Dordogne《田园记》- An indie game with Chinese voice over

Nintendo Switch
PS4 & PS5
Xbox & Xbox Game Pass
GenresAdventure, Puzzle
Collection, Casual
Narration, Storytelling
Simplified Chinese
Traditional Chinese
Korean and more

I am always on the lookout for suitable games for a Chinese learner, and when I came across Dordogne on Steam, I was surprised to see a tick next to Chinese for full audio. Does that mean there’s Chinese audio in this game made by a French company? Could it be a mistake?

After discovering that it’s available on Xbox Game Pass, it was a no-brainer for me to pick this one up and find out how well it works as a Chinese learning material.

I quickly discovered it was no mistake; there really are Chinese voice-acted scenes. This is my first time seeing a non-Chinese indie game that includes Chinese voice over!

Voice acting is not the only aspect that makes Dordogne great for Chinese learners. Read on to find out what else makes this a great game!

About the game

In Dordogne, you play as Mimi, who revisits her late grandmother’s old home in Dordogne, France, and rediscovers her lost memories from a summer holiday many, many years ago.

As Mimi recollects her childhood memories, she confronts her adult choices and uncovers lost family secrets.

As a player, you will explore the beautiful hand-drawn colourful landscapes of Dordogne, discover collectables, write journal entries, solve simple puzzles and much more. All while listening to beautiful music and immersing in the story and adventures of Mimi and her late grandmother.



Dordogne is a narrative and storytelling game first and a puzzle game second.

The narration is a mix of the present day and memories of the past, and it’s broken into several chapters.

Each chapter starts with the adult present-day Mimi discovering an area or object in her late grandmother’s house, which triggers her to recollect a memory from the summer holiday she stayed with her grandmother.

It would then switch to the young child Mimi, where the rest of the chapter would be played out.


The gameplay and controls are relatively simple. Players navigate beautifully hand-drawn areas, interacting with objects and people and solving simple puzzles.

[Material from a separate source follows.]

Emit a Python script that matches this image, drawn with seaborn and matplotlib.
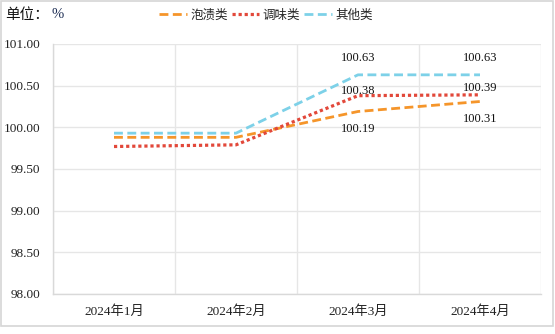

There’s also an element of collecting where you can collect various things such as stickers, words, photos, sound clips, letters and cassette tapes. The stickers, words, sound clips and photos can be used in Mimi’s scrapbook, where the young Mimi will make a new page at the end of each chapter. The letters and cassette tapes are part of the story, which will enable Mimi to discover more about her late grandparents and her parents.

I felt the controls were a little awkward, particularly with a controller. Selecting, turning and moving objects are a little easier with a mouse. However, the game mechanics are simple enough that it doesn’t matter that it’s a little odd.

Xbox Cloud Gaming Experience

Dordogne is available with the Xbox Game Pass for cloud gaming and local download. I started Dordogne on Xbox Cloud Gaming via my Steam Deck but eventually moved to downloading a copy on my PC and playing the local offline version.

Xbox Cloud Gaming is a great service, enabling players to play games anywhere on pretty much any device, but unfortunately, I had some bad latency issues, particularly during peak times, which meant that it was impossible for me to play.

As a Chinese learning material

Despite not being a Chinese game, Dordogne is still a good choice for intermediate Chinese learners.

As the story’s main focus is on young Mimi’s summer holiday in a country home, the dialogue between her and her grandmother usually involves simple, modern, everyday vocabulary.

The text size used in the dialogues is quite large, with an easy-to-read font. It’s a great experience on smaller scenes like the Nintendo Switch and the Steam Deck.

I tested out how well Google Lens picks up the Chinese characters in Dordogne, and the result is fantastic. It worked perfectly every time.

There is Mandarin Chinese voice-over, which is great for honing your listening skills. The subtitles for the voiced cutscenes are displayed in yellow with a black background, which I feel could be a little difficult to read for some players.

The most challenging aspect for a language learner is the letters. They are long and wordy, and a few of them contain some technical terms.

Due to the difficulty level of the letters, I’ve eventually decided to place Dordogne under the intermediate level; otherwise, this would be an excellent game for newcomers. Newcomers or those with HSK4 knowledge can still try this. With OCR translation apps such as Google Lens, getting through those letters shouldn’t be too much of an issue.

Final Thoughts

I’m still so surprised I discovered this Chinese learning gem. Honestly, I would never have expected a Mandarin Chinese voiceover in an indie game!

As much as I enjoyed Dordogne, I wouldn’t pay the full price for it, but it’s definitely worth considering during a sale.

If you have a PC or a portable gaming device like the Steam Deck or Lenovo Legion Go, it’s worth looking into options such as Xbox Game Pass. Since it is only a 4-5-hour game, it suits the Game Pass model perfectly.